The first months of 1998 were highly confused with respect to the land issue, with the government at times seeming to step back from the threat of sweeping nationalizations and at times threatening to move ahead. In June and July, poor farmers seeking land moved onto some white-owned farms as squatters, foreshadowing the vast squatter movement of 2000. Land seizures by government did not actually occur, however, perhaps because President Mugabe had come under strong international pressure to exercise restraint. Donors and international financial institutions warned that the proposed takeover program would inflict severe economic damage by deterring investors and cutting exports. The International Monetary Fund delayed a balance of payments support disbursement expected in August primarily because of concerns over Mugabe’s land policy and its effect on investment.
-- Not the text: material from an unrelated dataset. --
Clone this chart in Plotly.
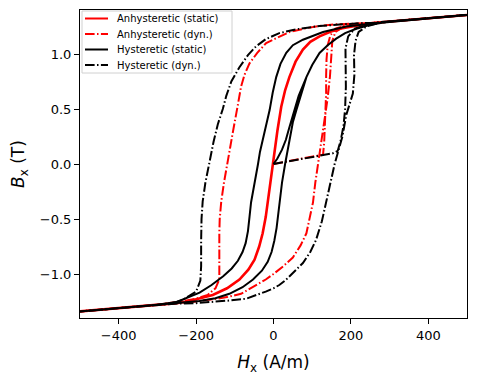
import plotly.graph_objects as go

# ---------------- data ----------------
# shared saturation tails
sat_up_H = [300, 350, 400, 450, 500]
sat_up_B = [1.295, 1.31, 1.325, 1.34, 1.355]
sat_lo_H = [-500, -450, -400, -350, -300]
sat_lo_B = [-1.34, -1.325, -1.31, -1.295, -1.28]

# Anhysteretic (static)
anh_st_H = [-500, -450, -400, -350, -300, -250, -217, -157, -120, -88, -65, -49, -37, -28, -20,
            -15, -8, -2, 3, 10, 20, 30, 41, 57, 76, 95, 119, 145, 171, 214, 250,
            300, 350, 400, 450, 500]
anh_st_B = [-1.34, -1.325, -1.31, -1.295, -1.28, -1.265, -1.245, -1.19, -1.13, -1.05, -0.96, -0.87,
            -0.75, -0.63, -0.48, -0.35, -0.17, 0.0, 0.14, 0.30, 0.52, 0.67, 0.79, 0.93, 1.04,
            1.11, 1.16, 1.20, 1.23, 1.26, 1.28, 1.295, 1.31, 1.325, 1.34, 1.355]

# Anhysteretic (dyn.)
anh_dy_init_H = [0, 60, 100, 128, 131, 133, 135, 136, 136, 137, 140, 147, 160, 190, 250]
anh_dy_init_B = [0, 0.04, 0.065, 0.085, 0.2, 0.35, 0.5, 0.65, 0.8, 0.95, 1.08, 1.17, 1.23, 1.265, 1.28]
anh_dy_desc_H = [250, 200, 160, 119, 85, 41, 10, -19, -42, -62, -75, -84, -92, -100, -105, -112,
                 -120, -128, -135, -139, -140, -141, -140, -140, -150, -170, -200, -250]
anh_dy_desc_B = [1.28, 1.275, 1.27, 1.255, 1.235, 1.20, 1.15, 1.10, 1.01, 0.915, 0.81, 0.70, 0.54,
                 0.40, 0.29, 0.15, 0.0, -0.17, -0.34, -0.5, -0.63, -0.8, -0.95, -1.05, -1.13,
                 -1.19, -1.225, -1.255]
anh_dy_asc_H = [-250, -200, -157, -120, -84, -49, -20, 0, 25, 50, 70, 85, 95, 102, 108, 115, 123,
                132, 140, 146, 149, 152, 160, 180, 215, 250]
anh_dy_asc_B = [-1.265, -1.25, -1.23, -1.21, -1.18, -1.11, -1.05, -1.0, -0.93, -0.85, -0.74, -0.63,
                -0.48, -0.35, -0.17, 0.0, 0.23, 0.445, 0.6, 0.8, 1.0, 1.12, 1.2, 1.245, 1.265, 1.28]

# Hysteretic (static)
hys_st_init_H = [0, 10, 22, 32, 40, 48, 56, 65, 85, 100, 119, 140, 162, 185, 214, 250]
hys_st_init_B = [0, 0.05, 0.13, 0.22, 0.32, 0.42, 0.52, 0.62, 0.79, 0.9, 1.01, 1.08, 1.14, 1.19, 1.23, 1.265]
hys_st_desc_H = [250, 188, 128, 76, 50, 33, 18, 7, -2, -10, -18, -28, -35, -40, -46, -52, -58,
                 -62, -66, -72, -80, -92, -108, -130, -160, -191, -220, -250]
hys_st_desc_B = [1.275, 1.25, 1.20, 1.13, 1.08, 1.01, 0.91, 0.79, 0.65, 0.49, 0.37, 0.23, 0.11,
                 0.0, -0.12, -0.24, -0.35, -0.48, -0.61, -0.72, -0.80, -0.88, -0.95, -1.02,
                 -1.10, -1.17, -1.215, -1.255]
hys_st_asc_H = [-250, -191, -150, -114, -80, -53, -30, -15, -5, 2, 8, 12, 16, 22, 30, 36, 41, 50,
                59, 63, 72, 85, 100, 119, 140, 162, 185, 214, 250]
hys_st_asc_B = [-1.265, -1.245, -1.22, -1.18, -1.12, -1.05, -0.97, -0.89, -0.80, -0.70, -0.58,
                -0.46, -0.33, -0.17, 0.0, 0.12, 0.23, 0.38, 0.49, 0.54, 0.65, 0.79, 0.9, 1.01,
                1.08, 1.14, 1.19, 1.23, 1.265]

# Hysteretic (dyn.)
hys_dy_init_H = [0, 80, 153, 166, 174, 181, 185, 187, 186, 186, 193, 210, 240, 270]
hys_dy_init_B = [0, 0.05, 0.097, 0.12, 0.22, 0.35, 0.5, 0.7, 0.9, 1.05, 1.16, 1.23, 1.265, 1.285]
hys_dy_desc_H = [260, 222, 170, 119, 60, 15, -20, -45, -66, -88, -109, -122, -131, -144, -155,
                 -167, -176, -183, -186, -187, -187, -189, -200, -235, -256]
hys_dy_desc_B = [1.285, 1.28, 1.27, 1.255, 1.225, 1.19, 1.135, 1.07, 0.99, 0.88, 0.75, 0.62, 0.5,
                 0.36, 0.2, 0.0, -0.17, -0.34, -0.5, -0.7, -0.93, -1.06, -1.16, -1.235, -1.26]
hys_dy_asc_H = [-256, -200, -157, -110, -71, -49, -20, 0, 15, 30, 45, 63, 76, 95, 110, 125, 136,
                148, 158, 170, 178, 188, 197, 205, 209, 208, 212, 220, 240, 270]
hys_dy_asc_B = [-1.27, -1.265, -1.255, -1.24, -1.225, -1.20, -1.16, -1.13, -1.10, -1.06, -1.01,
                -0.95, -0.90, -0.80, -0.69, -0.52, -0.35, -0.17, 0.0, 0.15, 0.25, 0.445, 0.54,
                0.64, 0.81, 0.99, 1.12, 1.2, 1.25, 1.28]

series_names = ["Anhysteretic (static)", "Anhysteretic (dyn.)",
                "Hysteretic (static)", "Hysteretic (dyn.)"]
x_ticks = [-400, -200, 0, 200, 400]
y_ticks = [-1.0, -0.5, 0.0, 0.5, 1.0]


def cycle(init_H, init_B, desc_H, desc_B, asc_H, asc_B):
    H = (init_H + sat_up_H + sat_up_H[::-1] + desc_H + sat_lo_H[::-1]
         + sat_lo_H + asc_H + sat_up_H)
    B = (init_B + sat_up_B + sat_up_B[::-1] + desc_B + sat_lo_B[::-1]
         + sat_lo_B + asc_B + sat_up_B)
    return H, B


DASHDOT = "9.6px,2.4px,1.5px,2.4px"
LW = 2
styles = [dict(color="red", width=2.6),
          dict(color="red", width=LW, dash=DASHDOT),
          dict(color="black", width=LW),
          dict(color="black", width=LW, dash=DASHDOT)]

curves = [
    (anh_st_H, anh_st_B),
    cycle(anh_dy_init_H, anh_dy_init_B, anh_dy_desc_H, anh_dy_desc_B, anh_dy_asc_H, anh_dy_asc_B),
    cycle(hys_st_init_H, hys_st_init_B, hys_st_desc_H, hys_st_desc_B, hys_st_asc_H, hys_st_asc_B),
    cycle(hys_dy_init_H, hys_dy_init_B, hys_dy_desc_H, hys_dy_desc_B, hys_dy_asc_H, hys_dy_asc_B),
]

fig = go.Figure()
for (H, B), name, st in zip(curves, series_names, styles):
    fig.add_trace(go.Scatter(x=H, y=B, mode="lines", name=name, line=st, showlegend=False))

# ---------------- layout ----------------
# the page body adds an 8px offset, so the figure is 8px smaller and shifted
OFF = 8
W, HGT = 477 - OFF, 378 - OFF
ML, MR, MT, MB = 80 - OFF, 10, 10 - OFF, 60
PW, PH = W - ML - MR, HGT - MT - MB


def px2paper(px, py):
    # px, py are page pixel coordinates (as in the reference picture)
    return (px - OFF - ML) / PW, (HGT - MB - (py - OFF)) / PH


axis_common = dict(showline=True, linecolor="black", linewidth=1, mirror=True,
                   ticks="outside", ticklen=5, tickwidth=1, tickcolor="black",
                   showgrid=False, zeroline=False, automargin=False,
                   tickfont=dict(family="DejaVu Sans", size=13, color="black"))

fig.update_xaxes(range=[-500, 500], tickvals=x_ticks,
                 title=dict(text="<i>H</i><sub>x</sub> (A/m)", standoff=14,
                            font=dict(family="DejaVu Sans", size=17, color="black")),
                 **axis_common)
fig.update_yaxes(range=[-1.4, 1.4], tickvals=y_ticks, tickformat=".1f",
                 title=dict(text="<i>B</i><sub>x</sub> (T)", standoff=19,
                            font=dict(family="DejaVu Sans", size=17, color="black")),
                 **axis_common)

# matplotlib-style legend box (upper left, inside axes)
shapes = []
annotations = []
bx0, by0 = px2paper(82, 11)
bx1, by1 = px2paper(232, 73)
shapes.append(dict(type="rect", xref="paper", yref="paper", x0=bx0, x1=bx1, y0=by1, y1=by0,
                   line=dict(color="#d0d0d0", width=1), fillcolor="rgba(255,255,255,0.8)",
                   layer="above"))
row_y = [18.5, 34, 49.5, 65]
for name, st, ry in zip(series_names, styles, row_y):
    lx0, ly = px2paper(85, ry)
    lx1, _ = px2paper(108, ry)
    sl = dict(color=st["color"], width=2)
    if "dash" in st:
        sl["dash"] = st["dash"]
    shapes.append(dict(type="line", xref="paper", yref="paper", x0=lx0, x1=lx1, y0=ly, y1=ly,
                       line=sl, layer="above"))
    tx, _ = px2paper(115, ry)
    annotations.append(dict(text=name, xref="paper", yref="paper", x=tx, y=ly,
                            xanchor="left", yanchor="middle", showarrow=False,
                            font=dict(family="DejaVu Sans", size=10, color="black")))

fig.update_layout(
    width=W, height=HGT,
    margin=dict(l=ML, r=MR, t=MT, b=MB),
    paper_bgcolor="white", plot_bgcolor="white",
    font=dict(family="DejaVu Sans", color="black"),
    showlegend=False,
    shapes=shapes, annotations=annotations,
)

fig.write_html("out.html")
Despite international concerns, a land reform pledging conference met in Harare in September 1998. Zimbabwe was seeking pledges sufficient to fund half of a $2.2 billion program aimed at acquiring 5 million hectares over 5 years for the resettlement of 150,000 farm families. (The Economist, September 5, 1998). In fact, no funds were actually pledged at the conference, but tensions between Zimbabwe and the donor community seemed to ease because an agreement was reached on a two-stage land reform process that would have donor support. In the 2-year Inception Phase, 1,000 poor, rural families were to be resettled on 25,000 to 40,000 hectares already owned by the government or to be acquired by the government from underutilized farms that had been offered for sale by their white owners. The Inception Phase would be followed by an Expansion Phase, whose scale and design would depend on lessons learned during the Inception Phase. A communique issued at the end of the conference promised that the program would be “implemented in a transparent, fair, and sustainable manner, with regard for the law,” and Foreign Minister Stan Mudenge promised that there would be “no confiscators and no land-grabbers.” (South African Press Agency, September 11, 1998.)
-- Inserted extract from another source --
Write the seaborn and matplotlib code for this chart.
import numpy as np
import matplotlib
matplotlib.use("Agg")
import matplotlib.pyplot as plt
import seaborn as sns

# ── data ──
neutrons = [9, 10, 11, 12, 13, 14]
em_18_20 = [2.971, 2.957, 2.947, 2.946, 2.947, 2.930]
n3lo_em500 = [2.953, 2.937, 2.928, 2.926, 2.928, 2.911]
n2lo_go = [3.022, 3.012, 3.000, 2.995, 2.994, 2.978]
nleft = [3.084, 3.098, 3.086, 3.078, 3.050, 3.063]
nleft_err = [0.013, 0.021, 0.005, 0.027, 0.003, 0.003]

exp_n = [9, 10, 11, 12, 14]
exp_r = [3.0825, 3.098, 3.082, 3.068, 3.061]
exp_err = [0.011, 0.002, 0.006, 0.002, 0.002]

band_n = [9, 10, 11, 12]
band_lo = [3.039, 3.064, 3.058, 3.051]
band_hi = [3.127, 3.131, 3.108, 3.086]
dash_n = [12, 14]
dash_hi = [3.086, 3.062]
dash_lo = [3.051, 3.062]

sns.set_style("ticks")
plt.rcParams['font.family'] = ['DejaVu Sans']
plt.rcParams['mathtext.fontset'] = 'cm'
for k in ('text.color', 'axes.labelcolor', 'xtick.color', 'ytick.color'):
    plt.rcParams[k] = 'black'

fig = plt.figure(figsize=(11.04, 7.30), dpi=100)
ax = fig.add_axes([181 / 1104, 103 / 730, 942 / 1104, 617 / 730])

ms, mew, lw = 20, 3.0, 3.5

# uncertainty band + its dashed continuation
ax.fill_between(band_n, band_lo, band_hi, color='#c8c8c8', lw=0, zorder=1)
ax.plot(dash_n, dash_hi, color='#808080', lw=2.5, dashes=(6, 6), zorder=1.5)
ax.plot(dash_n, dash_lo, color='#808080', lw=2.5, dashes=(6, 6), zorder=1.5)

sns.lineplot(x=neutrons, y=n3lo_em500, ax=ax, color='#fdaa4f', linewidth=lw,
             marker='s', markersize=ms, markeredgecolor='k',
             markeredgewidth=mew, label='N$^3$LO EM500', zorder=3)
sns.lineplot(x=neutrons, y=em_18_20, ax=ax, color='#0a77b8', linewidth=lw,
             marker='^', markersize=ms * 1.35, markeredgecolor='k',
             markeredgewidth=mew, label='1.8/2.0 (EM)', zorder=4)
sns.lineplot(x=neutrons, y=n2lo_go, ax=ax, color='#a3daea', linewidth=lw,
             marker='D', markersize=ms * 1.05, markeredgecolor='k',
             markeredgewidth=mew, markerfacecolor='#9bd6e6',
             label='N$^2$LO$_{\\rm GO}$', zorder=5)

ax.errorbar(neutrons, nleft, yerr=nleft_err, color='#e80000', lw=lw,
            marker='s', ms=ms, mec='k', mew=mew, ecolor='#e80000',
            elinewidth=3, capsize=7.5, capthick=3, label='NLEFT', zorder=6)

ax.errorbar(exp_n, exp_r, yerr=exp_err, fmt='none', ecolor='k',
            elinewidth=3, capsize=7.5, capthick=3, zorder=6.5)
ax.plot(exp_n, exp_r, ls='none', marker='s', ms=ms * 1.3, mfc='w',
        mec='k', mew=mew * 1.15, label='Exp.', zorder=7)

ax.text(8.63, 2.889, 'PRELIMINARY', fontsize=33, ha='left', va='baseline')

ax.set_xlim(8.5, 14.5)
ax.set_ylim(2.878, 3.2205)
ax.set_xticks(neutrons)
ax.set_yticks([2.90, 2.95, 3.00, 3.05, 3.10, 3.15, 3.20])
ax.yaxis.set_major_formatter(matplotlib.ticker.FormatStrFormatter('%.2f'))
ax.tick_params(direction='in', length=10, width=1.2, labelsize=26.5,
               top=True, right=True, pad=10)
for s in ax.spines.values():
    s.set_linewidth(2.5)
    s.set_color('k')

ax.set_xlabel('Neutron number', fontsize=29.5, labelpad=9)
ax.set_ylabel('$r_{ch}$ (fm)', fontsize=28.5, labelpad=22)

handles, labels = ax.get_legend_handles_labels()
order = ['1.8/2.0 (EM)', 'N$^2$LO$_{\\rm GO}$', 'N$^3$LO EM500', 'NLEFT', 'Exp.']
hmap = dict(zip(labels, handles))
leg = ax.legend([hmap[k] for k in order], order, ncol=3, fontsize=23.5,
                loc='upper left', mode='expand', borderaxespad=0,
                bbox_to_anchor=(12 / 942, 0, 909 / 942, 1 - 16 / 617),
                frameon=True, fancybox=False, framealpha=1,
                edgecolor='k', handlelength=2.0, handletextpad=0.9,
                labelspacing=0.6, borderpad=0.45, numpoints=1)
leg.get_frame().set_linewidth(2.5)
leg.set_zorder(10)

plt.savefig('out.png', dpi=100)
Although the plan seemed to have the support of Mudenge and other Zimbabwe officials, President Mugabe threatened major new land seizures in November 1998 and March 1999, jeopardizing donor support. Nonetheless, the Zimbabwe government presented a detailed plan for the Inception Phase in February 1999, and in May, the World Bank pledged $5 million to assist with the resettlement of poor farmers, and several bilateral donors, including the United States, made small pledges as well.
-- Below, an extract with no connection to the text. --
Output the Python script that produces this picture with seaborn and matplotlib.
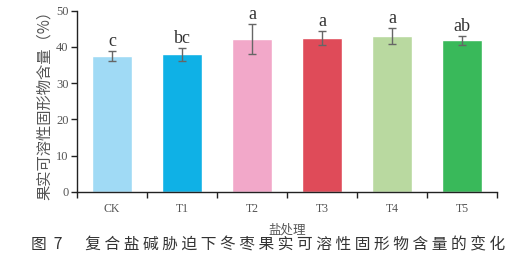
import matplotlib
matplotlib.use("Agg")
import matplotlib.pyplot as plt
import seaborn as sns
import pandas as pd
import numpy as np

categories = ["CK", "T1", "T2", "T3", "T4", "T5"]
means = [37.4, 37.9, 42.1, 42.4, 42.9, 41.8]
errors = [1.4, 1.9, 4.2, 2.0, 2.2, 1.2]
letters = ["c", "bc", "a", "a", "a", "ab"]
colors = ["#a0daf5", "#0fb1e6", "#f2a8c9", "#df4b59", "#b9d9a0", "#39b95a"]
yticks = [0, 10, 20, 30, 40, 50]
caption = "图  7　  复 合 盐 碱 胁 迫 下 冬 枣 果 实 可 溶 性 固 形 物 含 量 的 变 化"

sns.set_style("white")
plt.rcParams['font.family'] = ['Liberation Serif', 'Noto Sans CJK SC']

df = pd.DataFrame({"cat": categories, "val": means})

fig = plt.figure(figsize=(5.18, 2.65), dpi=100)
ax = fig.add_axes([0.1486, 0.2755, 0.8109, 0.6845])
sns.barplot(data=df, x="cat", y="val", hue="cat", palette=colors, legend=False,
            width=0.56, ax=ax, saturation=1, errorbar=None)
x = np.arange(len(categories))
ax.errorbar(x, means, yerr=errors, fmt="none", ecolor="#666666", elinewidth=1.0,
            capsize=3, capthick=1.0)
for xi, m, e, l in zip(x, means, errors, letters):
    ax.text(xi, m + e + 1.4, l, ha="center", va="baseline", fontsize=13,
            color="#333333", family="Liberation Serif")

ax.set_xlim(-0.5, 5.5)
ax.set_ylim(0, 50)
ax.set_yticks(yticks)
ax.set_yticklabels([str(v) for v in yticks], fontsize=9, color="#555555")
ax.set_xticks(x)
ax.set_xticklabels(categories, fontsize=8.5, color="#555555")
ax.set_xticks(np.arange(-0.5, 6.0, 1.0), minor=True)
ax.tick_params(axis="x", which="major", length=0, pad=8)
ax.tick_params(axis="x", which="minor", length=4, width=1, color="#222222", direction="out", bottom=True)
ax.tick_params(axis="y", length=4, width=1, color="#222222", direction="out", left=True, pad=2)
for s in ["top", "right"]:
    ax.spines[s].set_visible(False)
for s in ["left", "bottom"]:
    ax.spines[s].set_color("#222222")
    ax.spines[s].set_linewidth(1.0)

ax.set_xlabel("盐处理", fontsize=9, color="#555555", family=["Noto Sans CJK SC"], labelpad=6)
ax.set_ylabel("果实可溶性固形物含量（%）", fontsize=11, color="#555555",
              family=["Noto Sans CJK SC"], labelpad=2)

fig.text(0.517, 0.075, caption, ha="center",
         va="center", fontsize=11.3, color="#333333", family=["Noto Sans CJK SC"])

fig.savefig("out.png", dpi=100)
Aftermath. In subsequent months, it seemed that the land issue might recede as Zimbabwe moved forward with the donor-approved reform program. France and Japan joined other donors in offering aid to resettled farmers, and in August 1999, the IMF lifted its suspension of balance of payments support. The IMF again insisted, however, among other conditions, that land reform procedures be “fully transparent” and that fair compensation be paid to landowners. At the end of the year, Mugabe signaled the onset of new land crisis when he began to demand that changes in the constitution to be voted on in 2000 include provisions for seizing land from white farmers without compensation. In a December 21, 1999 interview, Mugabe said “Land was taken from our people during colonization without compensation, but now the British say we must pay compensation for the soil stolen from us. Where do we get the resources to pay for the land?” (Johannesburg Independent Online.)